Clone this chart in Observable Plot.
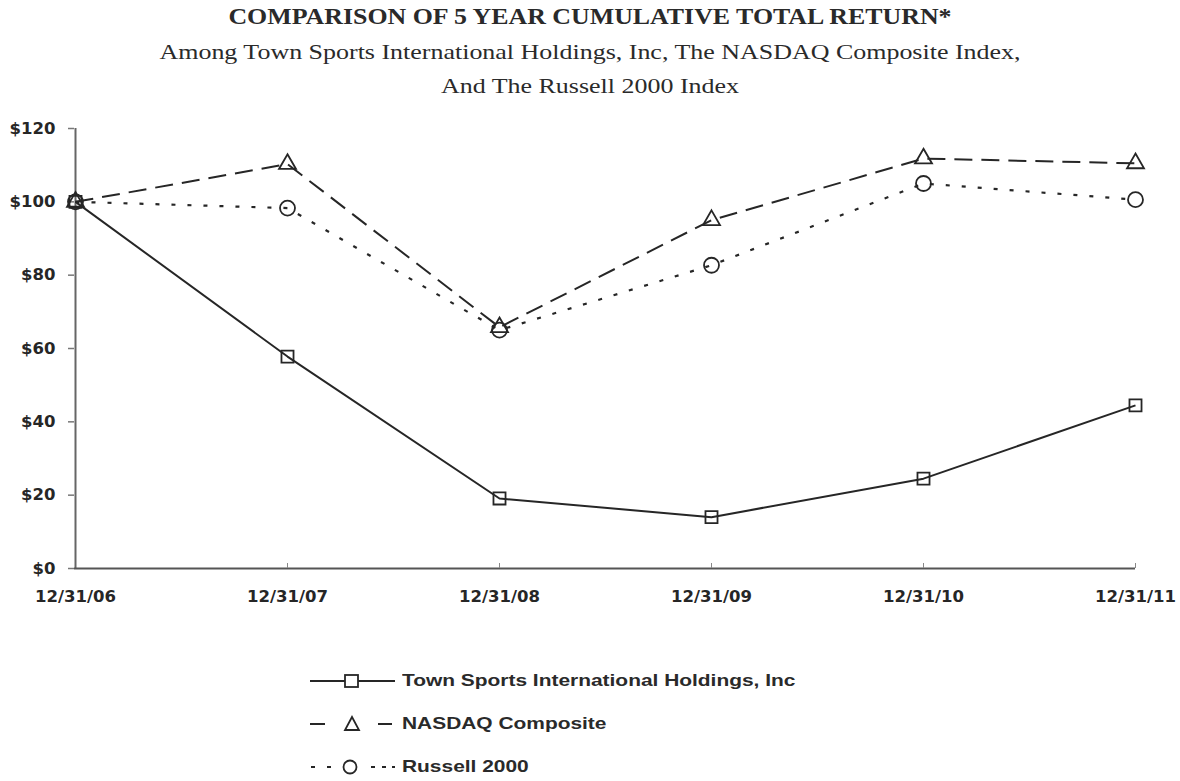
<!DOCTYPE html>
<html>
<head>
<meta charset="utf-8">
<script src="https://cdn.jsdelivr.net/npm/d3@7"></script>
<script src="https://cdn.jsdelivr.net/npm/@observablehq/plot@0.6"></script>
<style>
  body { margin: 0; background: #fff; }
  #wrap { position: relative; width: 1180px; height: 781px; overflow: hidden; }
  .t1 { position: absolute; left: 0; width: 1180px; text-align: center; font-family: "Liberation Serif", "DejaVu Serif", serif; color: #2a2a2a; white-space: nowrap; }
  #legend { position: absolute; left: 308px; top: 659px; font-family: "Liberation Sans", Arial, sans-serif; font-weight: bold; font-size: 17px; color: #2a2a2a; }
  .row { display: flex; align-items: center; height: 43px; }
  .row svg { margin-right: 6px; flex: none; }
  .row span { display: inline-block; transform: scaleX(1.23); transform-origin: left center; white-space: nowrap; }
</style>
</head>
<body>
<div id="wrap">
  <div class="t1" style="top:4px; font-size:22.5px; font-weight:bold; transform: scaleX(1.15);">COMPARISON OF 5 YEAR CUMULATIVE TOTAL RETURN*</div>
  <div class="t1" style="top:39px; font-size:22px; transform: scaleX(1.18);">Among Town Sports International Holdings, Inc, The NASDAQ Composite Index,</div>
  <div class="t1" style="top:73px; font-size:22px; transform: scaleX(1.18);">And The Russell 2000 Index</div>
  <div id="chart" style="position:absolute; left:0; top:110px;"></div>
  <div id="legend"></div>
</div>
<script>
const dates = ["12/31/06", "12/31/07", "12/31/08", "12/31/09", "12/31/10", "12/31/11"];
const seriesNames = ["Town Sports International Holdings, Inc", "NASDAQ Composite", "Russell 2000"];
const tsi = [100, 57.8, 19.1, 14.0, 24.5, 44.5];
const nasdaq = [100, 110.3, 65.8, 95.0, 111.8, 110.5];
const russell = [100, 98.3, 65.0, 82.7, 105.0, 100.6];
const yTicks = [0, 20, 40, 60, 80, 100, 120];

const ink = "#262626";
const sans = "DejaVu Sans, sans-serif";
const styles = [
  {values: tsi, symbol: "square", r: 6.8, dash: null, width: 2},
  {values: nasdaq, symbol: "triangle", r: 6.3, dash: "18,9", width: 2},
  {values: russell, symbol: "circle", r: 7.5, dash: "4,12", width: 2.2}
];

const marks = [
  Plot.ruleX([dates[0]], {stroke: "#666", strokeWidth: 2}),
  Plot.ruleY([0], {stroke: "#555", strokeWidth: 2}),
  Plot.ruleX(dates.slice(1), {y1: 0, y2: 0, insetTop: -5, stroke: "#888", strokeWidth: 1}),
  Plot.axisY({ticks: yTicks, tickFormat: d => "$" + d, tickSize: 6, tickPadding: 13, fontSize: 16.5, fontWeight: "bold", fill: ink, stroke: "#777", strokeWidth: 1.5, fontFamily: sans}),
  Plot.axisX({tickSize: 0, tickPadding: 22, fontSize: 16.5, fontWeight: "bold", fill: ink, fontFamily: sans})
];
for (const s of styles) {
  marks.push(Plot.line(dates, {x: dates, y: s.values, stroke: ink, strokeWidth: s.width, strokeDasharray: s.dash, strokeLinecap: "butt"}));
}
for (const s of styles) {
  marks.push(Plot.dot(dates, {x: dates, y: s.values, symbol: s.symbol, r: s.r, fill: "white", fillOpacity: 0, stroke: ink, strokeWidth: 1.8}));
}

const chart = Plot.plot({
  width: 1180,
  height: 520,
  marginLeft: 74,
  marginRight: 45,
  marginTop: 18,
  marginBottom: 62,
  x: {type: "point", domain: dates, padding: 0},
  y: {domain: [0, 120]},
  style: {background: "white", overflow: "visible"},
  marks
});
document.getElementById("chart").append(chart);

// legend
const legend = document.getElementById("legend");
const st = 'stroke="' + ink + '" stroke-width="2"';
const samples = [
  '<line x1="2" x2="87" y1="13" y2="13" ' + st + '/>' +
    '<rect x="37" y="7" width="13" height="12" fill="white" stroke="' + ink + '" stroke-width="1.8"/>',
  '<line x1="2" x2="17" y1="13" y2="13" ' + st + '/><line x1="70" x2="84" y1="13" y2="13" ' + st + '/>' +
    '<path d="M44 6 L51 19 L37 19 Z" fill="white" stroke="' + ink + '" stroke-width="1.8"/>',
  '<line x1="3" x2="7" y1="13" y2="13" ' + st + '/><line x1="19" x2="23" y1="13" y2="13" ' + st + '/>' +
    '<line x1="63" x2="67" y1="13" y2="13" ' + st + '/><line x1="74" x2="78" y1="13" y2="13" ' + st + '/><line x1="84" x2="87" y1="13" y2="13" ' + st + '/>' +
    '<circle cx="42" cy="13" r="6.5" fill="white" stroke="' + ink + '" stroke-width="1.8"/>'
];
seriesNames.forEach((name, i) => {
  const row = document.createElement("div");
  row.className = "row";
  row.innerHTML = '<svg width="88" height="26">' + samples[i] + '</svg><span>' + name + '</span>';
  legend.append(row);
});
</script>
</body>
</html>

****

Problem requirements -
Copy each line in full and exactly, omitting any picture.

Written answer -
Clone this chart in Observable Plot.
<!DOCTYPE html>
<html>
<head>
<meta charset="utf-8">
<script src="https://cdn.jsdelivr.net/npm/d3@7"></script>
<script src="https://cdn.jsdelivr.net/npm/@observablehq/plot@0.6"></script>
<style>
  body { margin: 0; background: #fff; }
  #wrap { position: relative; width: 1180px; height: 781px; overflow: hidden; }
  .t1 { position: absolute; left: 0; width: 1180px; text-align: center; font-family: "Liberation Serif", "DejaVu Serif", serif; color: #2a2a2a; white-space: nowrap; }
  #legend { position: absolute; left: 308px; top: 659px; font-family: "Liberation Sans", Arial, sans-serif; font-weight: bold; font-size: 17px; color: #2a2a2a; }
  .row { display: flex; align-items: center; height: 43px; }
  .row svg { margin-right: 6px; flex: none; }
  .row span { display: inline-block; transform: scaleX(1.23); transform-origin: left center; white-space: nowrap; }
</style>
</head>
<body>
<div id="wrap">
  <div class="t1" style="top:4px; font-size:22.5px; font-weight:bold; transform: scaleX(1.15);">COMPARISON OF 5 YEAR CUMULATIVE TOTAL RETURN*</div>
  <div class="t1" style="top:39px; font-size:22px; transform: scaleX(1.18);">Among Town Sports International Holdings, Inc, The NASDAQ Composite Index,</div>
  <div class="t1" style="top:73px; font-size:22px; transform: scaleX(1.18);">And The Russell 2000 Index</div>
  <div id="chart" style="position:absolute; left:0; top:110px;"></div>
  <div id="legend"></div>
</div>
<script>
const dates = ["12/31/06", "12/31/07", "12/31/08", "12/31/09", "12/31/10", "12/31/11"];
const seriesNames = ["Town Sports International Holdings, Inc", "NASDAQ Composite", "Russell 2000"];
const tsi = [100, 57.8, 19.1, 14.0, 24.5, 44.5];
const nasdaq = [100, 110.3, 65.8, 95.0, 111.8, 110.5];
const russell = [100, 98.3, 65.0, 82.7, 105.0, 100.6];
const yTicks = [0, 20, 40, 60, 80, 100, 120];

const ink = "#262626";
const sans = "DejaVu Sans, sans-serif";
const styles = [
  {values: tsi, symbol: "square", r: 6.8, dash: null, width: 2},
  {values: nasdaq, symbol: "triangle", r: 6.3, dash: "18,9", width: 2},
  {values: russell, symbol: "circle", r: 7.5, dash: "4,12", width: 2.2}
];

const marks = [
  Plot.ruleX([dates[0]], {stroke: "#666", strokeWidth: 2}),
  Plot.ruleY([0], {stroke: "#555", strokeWidth: 2}),
  Plot.ruleX(dates.slice(1), {y1: 0, y2: 0, insetTop: -5, stroke: "#888", strokeWidth: 1}),
  Plot.axisY({ticks: yTicks, tickFormat: d => "$" + d, tickSize: 6, tickPadding: 13, fontSize: 16.5, fontWeight: "bold", fill: ink, stroke: "#777", strokeWidth: 1.5, fontFamily: sans}),
  Plot.axisX({tickSize: 0, tickPadding: 22, fontSize: 16.5, fontWeight: "bold", fill: ink, fontFamily: sans})
];
for (const s of styles) {
  marks.push(Plot.line(dates, {x: dates, y: s.values, stroke: ink, strokeWidth: s.width, strokeDasharray: s.dash, strokeLinecap: "butt"}));
}
for (const s of styles) {
  marks.push(Plot.dot(dates, {x: dates, y: s.values, symbol: s.symbol, r: s.r, fill: "white", fillOpacity: 0, stroke: ink, strokeWidth: 1.8}));
}

const chart = Plot.plot({
  width: 1180,
  height: 520,
  marginLeft: 74,
  marginRight: 45,
  marginTop: 18,
  marginBottom: 62,
  x: {type: "point", domain: dates, padding: 0},
  y: {domain: [0, 120]},
  style: {background: "white", overflow: "visible"},
  marks
});
document.getElementById("chart").append(chart);

// legend
const legend = document.getElementById("legend");
const st = 'stroke="' + ink + '" stroke-width="2"';
const samples = [
  '<line x1="2" x2="87" y1="13" y2="13" ' + st + '/>' +
    '<rect x="37" y="7" width="13" height="12" fill="white" stroke="' + ink + '" stroke-width="1.8"/>',
  '<line x1="2" x2="17" y1="13" y2="13" ' + st + '/><line x1="70" x2="84" y1="13" y2="13" ' + st + '/>' +
    '<path d="M44 6 L51 19 L37 19 Z" fill="white" stroke="' + ink + '" stroke-width="1.8"/>',
  '<line x1="3" x2="7" y1="13" y2="13" ' + st + '/><line x1="19" x2="23" y1="13" y2="13" ' + st + '/>' +
    '<line x1="63" x2="67" y1="13" y2="13" ' + st + '/><line x1="74" x2="78" y1="13" y2="13" ' + st + '/><line x1="84" x2="87" y1="13" y2="13" ' + st + '/>' +
    '<circle cx="42" cy="13" r="6.5" fill="white" stroke="' + ink + '" stroke-width="1.8"/>'
];
seriesNames.forEach((name, i) => {
  const row = document.createElement("div");
  row.className = "row";
  row.innerHTML = '<svg width="88" height="26">' + samples[i] + '</svg><span>' + name + '</span>';
  legend.append(row);
});
</script>
</body>
</html>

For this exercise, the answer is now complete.